DT also acknowledged the R-J's complaint that the supplier was suffering severe growing pains. "As we've pushed up into bigger newspapers," Despain said, "the demands have become more strenuous."
A nascent DT users group, which met twice this year, has twin demands: more features and more stable software. In response, DT hired an experienced software developer specifically to implement quality control procedures in the R&D department. And, since April, six people with newspaper backgrounds have been added to the support desk.
DT and the users group also agreed on procedures to develop features -- as requested by users -- and introduce software revisions on a six-month cycle, Despain said.
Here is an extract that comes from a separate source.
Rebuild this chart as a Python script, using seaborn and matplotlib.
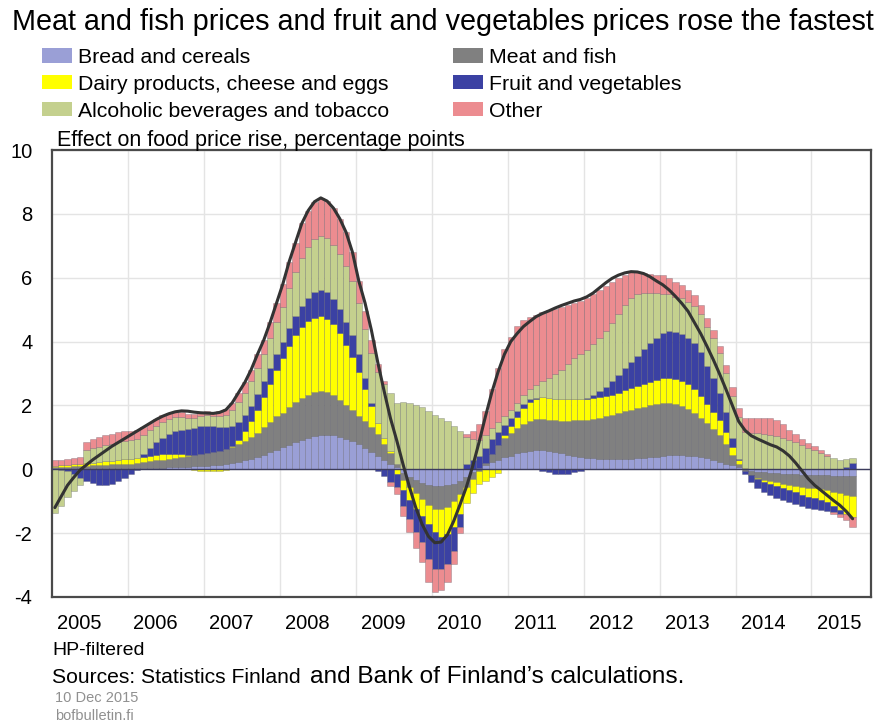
import numpy as np
import pandas as pd
import matplotlib.pyplot as plt
from matplotlib.patches import Patch
import seaborn as sns

# Figure settings
FIG_W, FIG_H, FIG_DPI = 8.77, 7.25, 100
TITLE_FONTSIZE = 20.7
LEGEND_FONTSIZE = 15.3
TICK_FONTSIZE = 14.5
NOTE_FONTSIZE = 14

TITLE = "Meat and fish prices and fruit and vegetables prices rose the fastest"
UNIT_LABEL = "Effect on food price rise, percentage points"
YEARS = [str(y) for y in range(2005, 2016)]
Y_TICKS = [-4, -2, 0, 2, 4, 6, 8, 10]

# Monthly contributions, Jan 2005 - Jul 2015, percentage points
bread = [
    0.03, 0.03, 0.03, 0.03, 0.03, 0.03, 0.03, 0.03, 0.03, 0.03, 0.03, 0.03,
    0.03, 0.03, 0.04, 0.04, 0.05, 0.05, 0.06, 0.06, 0.07, 0.08, 0.09, 0.10,
    0.11, 0.12, 0.14, 0.16, 0.19, 0.23, 0.28, 0.33, 0.39, 0.46, 0.53, 0.61,
    0.69, 0.77, 0.85, 0.92, 0.98, 1.03, 1.07, 1.08, 1.06, 1.02, 0.96, 0.88,
    0.78, 0.66, 0.54, 0.42, 0.30, 0.18, 0.06, -0.12, -0.24, -0.34, -0.42, -0.48,
    -0.51, -0.52, -0.50, -0.45, -0.36, -0.24, -0.10, 0.03, 0.13, 0.22, 0.30, 0.37,
    0.43, 0.50, 0.55, 0.58, 0.59, 0.59, 0.57, 0.54, 0.50, 0.46, 0.42, 0.38,
    0.36, 0.34, 0.33, 0.32, 0.32, 0.32, 0.32, 0.33, 0.34, 0.35, 0.37, 0.39,
    0.42, 0.44, 0.45, 0.45, 0.43, 0.41, 0.38, 0.34, 0.29, 0.24, 0.18, 0.12,
    0.06, 0.00, -0.04, -0.07, -0.09, -0.11, -0.13, -0.14, -0.15, -0.16, -0.17, -0.18,
    -0.18, -0.19, -0.19, -0.20, -0.20, -0.20, -0.20,
]
meat = [
    0.03, 0.04, 0.05, 0.06, 0.07, 0.08, 0.09, 0.10, 0.11, 0.12, 0.13, 0.14,
    0.15, 0.17, 0.19, 0.21, 0.23, 0.25, 0.27, 0.29, 0.31, 0.33, 0.35, 0.38,
    0.40, 0.42, 0.44, 0.47, 0.50, 0.55, 0.61, 0.68, 0.76, 0.85, 0.95, 1.06,
    1.08, 1.17, 1.25, 1.31, 1.36, 1.39, 1.39, 1.34, 1.26, 1.16, 1.06, 0.98,
    0.90, 0.84, 0.78, 0.68, 0.50, 0.32, 0.09, -0.20, -0.30, -0.40, -0.52, -0.65,
    -0.73, -0.73, -0.68, -0.55, -0.42, -0.30, -0.20, -0.05, 0.08, 0.25, 0.45, 0.62,
    0.72, 0.80, 0.88, 0.94, 0.97, 0.98, 0.98, 0.99, 1.02, 1.06, 1.11, 1.15,
    1.19, 1.24, 1.29, 1.34, 1.39, 1.44, 1.49, 1.53, 1.57, 1.61, 1.63, 1.65,
    1.65, 1.63, 1.59, 1.54, 1.46, 1.35, 1.22, 1.10, 0.98, 0.82, 0.62, 0.32,
    0.10, -0.05, -0.13, -0.19, -0.24, -0.26, -0.28, -0.31, -0.34, -0.36, -0.38, -0.40,
    -0.42, -0.44, -0.46, -0.50, -0.55, -0.59, -0.63,
]
dairy = [
    0.05, 0.05, 0.05, 0.06, 0.07, 0.08, 0.09, 0.10, 0.11, 0.12, 0.13, 0.14,
    0.15, 0.16, 0.16, 0.17, 0.17, 0.17, 0.16, 0.14, 0.10, 0.04, -0.02, -0.04,
    -0.05, -0.05, -0.04, -0.02, 0.05, 0.15, 0.30, 0.50, 0.72, 0.95, 1.20, 1.45,
    1.70, 1.93, 2.10, 2.22, 2.30, 2.33, 2.33, 2.30, 2.22, 2.08, 1.88, 1.66,
    1.38, 1.00, 0.65, 0.35, 0.18, 0.08, -0.15, -0.33, -0.42, -0.50, -0.52, -0.58,
    -0.72, -0.88, -0.86, -0.80, -0.62, -0.52, -0.44, -0.42, -0.38, -0.25, -0.12, 0.08,
    0.20, 0.35, 0.50, 0.60, 0.65, 0.68, 0.68, 0.68, 0.68, 0.68, 0.68, 0.67,
    0.66, 0.65, 0.64, 0.63, 0.63, 0.64, 0.66, 0.68, 0.70, 0.72, 0.74, 0.76,
    0.78, 0.80, 0.80, 0.79, 0.77, 0.74, 0.68, 0.60, 0.53, 0.47, 0.38, 0.25,
    0.12, 0.03, -0.02, -0.04, -0.06, -0.08, -0.10, -0.13, -0.16, -0.20, -0.24, -0.28,
    -0.30, -0.33, -0.38, -0.45, -0.52, -0.60, -0.67,
]
fruit = [
    0.00, -0.02, -0.06, -0.15, -0.27, -0.37, -0.44, -0.49, -0.49, -0.45, -0.38, -0.28,
    -0.15, -0.02, 0.10, 0.25, 0.40, 0.52, 0.62, 0.70, 0.76, 0.80, 0.85, 0.88,
    0.86, 0.82, 0.76, 0.70, 0.62, 0.54, 0.50, 0.48, 0.48, 0.50, 0.50, 0.50,
    0.52, 0.55, 0.60, 0.65, 0.72, 0.80, 0.84, 0.84, 0.80, 0.76, 0.72, 0.68,
    0.55, 0.35, 0.12, -0.05, -0.20, -0.40, -0.42, -0.50, -0.60, -0.72, -0.82, -1.10,
    -1.15, -1.00, -0.94, -0.75, -0.40, 0.15, 0.30, 0.40, 0.45, 0.48, 0.42, 0.32,
    0.25, 0.18, 0.12, 0.07, 0.03, -0.05, -0.10, -0.14, -0.15, -0.14, -0.10, -0.05,
    0.03, 0.10, 0.18, 0.30, 0.42, 0.56, 0.70, 0.82, 0.95, 1.08, 1.20, 1.32,
    1.42, 1.46, 1.47, 1.47, 1.46, 1.44, 1.38, 1.20, 1.05, 0.85, 0.60, 0.30,
    0.05, -0.10, -0.20, -0.28, -0.33, -0.36, -0.38, -0.38, -0.38, -0.38, -0.37, -0.36,
    -0.34, -0.32, -0.28, -0.20, -0.12, 0.08, 0.20,
]
alcohol = [
    -1.38, -1.12, -0.82, -0.52, -0.22, 0.42, 0.45, 0.48, 0.50, 0.52, 0.55, 0.57,
    0.58, 0.58, 0.57, 0.55, 0.52, 0.50, 0.47, 0.44, 0.40, 0.36, 0.33, 0.30,
    0.32, 0.32, 0.34, 0.38, 0.50, 0.63, 0.70, 0.76, 0.82, 0.86, 0.92, 1.00,
    1.10, 1.25, 1.38, 1.52, 1.60, 1.65, 1.67, 1.67, 1.70, 1.73, 1.75, 1.70,
    1.60, 1.55, 1.55, 1.60, 1.70, 1.82, 1.94, 2.10, 2.08, 2.02, 1.95, 1.83,
    1.71, 1.62, 1.50, 1.35, 1.20, 0.85, 0.65, 0.50, 0.40, 0.35, 0.30, 0.27,
    0.25, 0.25, 0.28, 0.32, 0.40, 0.50, 0.62, 0.76, 0.92, 1.10, 1.26, 1.41,
    1.50, 1.58, 1.66, 1.74, 1.82, 1.90, 1.97, 2.02, 1.92, 1.76, 1.58, 1.40,
    1.22, 1.15, 1.10, 1.10, 1.12, 1.16, 1.20, 1.23, 1.25, 1.25, 1.25, 1.30,
    1.30, 1.13, 1.13, 1.13, 1.12, 1.08, 1.03, 0.98, 0.92, 0.86, 0.76, 0.66,
    0.60, 0.50, 0.43, 0.35, 0.30, 0.25, 0.14,
]
other = [
    0.18, 0.18, 0.18, 0.20, 0.22, 0.25, 0.28, 0.30, 0.32, 0.33, 0.33, 0.33,
    0.30, 0.28, 0.26, 0.24, 0.22, 0.20, 0.18, 0.16, 0.14, 0.12, 0.11, 0.10,
    0.12, 0.12, 0.14, 0.17, 0.22, 0.30, 0.33, 0.37, 0.43, 0.43, 0.50, 0.58,
    0.71, 0.83, 0.92, 1.08, 1.14, 1.18, 1.20, 1.17, 1.14, 1.10, 1.05, 0.90,
    0.70, 0.55, 0.40, 0.25, 0.10, -0.12, -0.20, -0.30, -0.40, -0.50, -0.62, -0.72,
    -0.73, -0.65, -0.55, -0.42, -0.20, 0.10, 0.25, 0.50, 0.75, 1.20, 1.70, 2.10,
    2.30, 2.40, 2.35, 2.25, 2.20, 2.17, 2.13, 2.05, 1.95, 1.85, 1.75, 1.65,
    1.62, 1.58, 1.52, 1.42, 1.30, 1.12, 0.95, 0.80, 0.70, 0.63, 0.60, 0.58,
    0.58, 0.52, 0.47, 0.42, 0.38, 0.35, 0.30, 0.27, 0.25, 0.24, 0.25, 0.28,
    0.30, 0.45, 0.47, 0.48, 0.50, 0.52, 0.52, 0.45, 0.32, 0.26, 0.20, 0.16,
    0.13, 0.10, 0.05, -0.05, -0.12, -0.20, -0.30,
]
# Food price rise (HP-filtered), %
total = [
    -1.20, -0.85, -0.50, -0.25, -0.02, 0.14, 0.30, 0.44, 0.58, 0.72, 0.84, 0.96,
    1.08, 1.20, 1.32, 1.44, 1.56, 1.66, 1.74, 1.80, 1.83, 1.82, 1.79, 1.77,
    1.76, 1.75, 1.78, 1.86, 2.08, 2.40, 2.72, 3.12, 3.60, 4.05, 4.60, 5.20,
    5.80, 6.50, 7.10, 7.70, 8.10, 8.38, 8.50, 8.40, 8.18, 7.85, 7.42, 6.80,
    5.90, 5.20, 4.35, 3.35, 2.45, 1.60, 0.90, 0.15, -0.55, -1.20, -1.72, -2.10,
    -2.30, -2.28, -2.05, -1.62, -1.10, -0.55, 0.10, 0.85, 1.65, 2.40, 3.05, 3.60,
    4.00, 4.25, 4.47, 4.63, 4.78, 4.88, 4.96, 5.05, 5.13, 5.20, 5.27, 5.32,
    5.40, 5.52, 5.68, 5.84, 5.98, 6.08, 6.15, 6.19, 6.18, 6.13, 6.03, 5.90,
    5.78, 5.62, 5.42, 5.20, 4.95, 4.60, 4.25, 3.85, 3.43, 2.98, 2.50, 2.00,
    1.50, 1.22, 1.05, 0.95, 0.86, 0.77, 0.70, 0.58, 0.42, 0.20, -0.05, -0.30,
    -0.50, -0.66, -0.82, -0.98, -1.13, -1.32, -1.55,
]

SERIES = [
    "Bread and cereals",
    "Meat and fish",
    "Dairy products, cheese and eggs",
    "Fruit and vegetables",
    "Alcoholic beverages and tobacco",
    "Other",
]
COLORS = ["#9a9fd6", "#808080", "#ffff00", "#3b41a3", "#c4d08e", "#ec8c90"]
EDGE = (0.25, 0.25, 0.3, 0.35)


def px(x, y):
    """Figure fraction from pixel position (origin top left)."""
    return x / 877, 1 - y / 725


def main():
    df = pd.DataFrame(dict(zip(SERIES, [bread, meat, dairy, fruit, alcohol, other])))
    df["total"] = total
    n = len(df)
    x = np.arange(n)

    sns.set_theme(style="white")
    plt.rcParams["font.family"] = ["Liberation Sans", "DejaVu Sans"]
    plt.rcParams["text.color"] = "black"

    fig = plt.figure(figsize=(FIG_W, FIG_H), dpi=FIG_DPI)
    x0, y0 = px(51.7, 597)
    x1, y1 = px(871, 150)
    ax = fig.add_axes([x0, y0, x1 - x0, y1 - y0])

    # Stacked bars, positives up from zero and negatives down from zero
    pos_base = np.zeros(n)
    neg_base = np.zeros(n)
    for name, color in zip(SERIES, COLORS):
        v = df[name].to_numpy()
        for part, base in ((np.clip(v, 0, None), pos_base), (np.clip(v, None, 0), neg_base)):
            m = part != 0
            ax.bar(x[m], part[m], bottom=base[m], width=1.0, color=color,
                   edgecolor=EDGE, linewidth=0.5, zorder=2)
            base += part

    ax.axhline(0, color="#3c3c5c", linewidth=1.0, zorder=3)
    sns.lineplot(x=x, y=df["total"].to_numpy(), ax=ax, color="#333333",
                 linewidth=2.2, zorder=4)

    ax.set_xlim(-0.5, 128.9)
    ax.set_ylim(-4, 10)
    ax.set_yticks(Y_TICKS)
    ax.set_yticklabels([str(t) for t in Y_TICKS], fontsize=TICK_FONTSIZE)
    ax.set_xticks([3.9 + 12 * k for k in range(len(YEARS))])
    ax.set_xticklabels(YEARS, fontsize=TICK_FONTSIZE)
    ax.set_xticks([12 * k - 0.5 for k in range(1, 11)], minor=True)
    ax.tick_params(which="both", length=0, colors="black")
    ax.tick_params(axis="x", pad=12)
    ax.tick_params(axis="y", pad=14)
    ax.set_xlabel("")
    ax.set_ylabel("")
    ax.set_axisbelow(True)
    ax.grid(False)
    ax.grid(axis="y", which="major", color="#e4e4e4", linewidth=1.0)
    ax.grid(axis="x", which="minor", color="#e4e4e4", linewidth=1.0)
    for spine in ax.spines.values():
        spine.set_color("#4a4a4a")
        spine.set_linewidth(1.6)

    # Legend, two columns
    order = [0, 2, 4, 1, 3, 5]
    handles = [Patch(facecolor=COLORS[i], edgecolor="none") for i in order]
    fig.legend(handles, [SERIES[i] for i in order], ncol=2, frameon=False,
               loc="upper left", bbox_to_anchor=px(42, 48),
               fontsize=LEGEND_FONTSIZE, borderpad=0, borderaxespad=0,
               handlelength=1.4, handleheight=0.65, handletextpad=0.3,
               columnspacing=3.0, labelspacing=0.37)

    fig.text(*px(12, 30), TITLE, fontsize=TITLE_FONTSIZE, va="baseline")
    fig.text(*px(57, 146), UNIT_LABEL, fontsize=15.5, va="baseline")
    fig.text(*px(52, 655), "HP-filtered", fontsize=NOTE_FONTSIZE, va="baseline")
    fig.text(*px(52, 683), "Sources: Statistics Finland", fontsize=15.2,
             va="baseline")
    fig.text(*px(310, 683), "and Bank of Finland\u2019s calculations.", fontsize=17.6,
             va="baseline")
    fig.text(*px(55, 702), "10 Dec 2015", fontsize=10.5, color="#909090", va="baseline")
    fig.text(*px(55, 720), "bofbulletin.fi", fontsize=10.5, color="#909090", va="baseline")

    fig.savefig("out.png", dpi=FIG_DPI)
    plt.close(fig)


if __name__ == "__main__":
    main()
Bringing the library on-line has been delayed, Duck said, because already archived stories could not be easily corrected and he estimated searches could have a sizable impact on system performance.
DT is working to bring on-line a search engine from ConQuest of Columbia, Md., which uses a natural language request for searches, Despain said, which should allay Duck's fears of system inconvenience. At the same time, DT is responding to librarians' requests for additional features, he said.
These and other problems aside, Duck stands by the selection of DT.
"This whole system is DT," he said. "All the pieces should be there and they should fit. Some of them didn't."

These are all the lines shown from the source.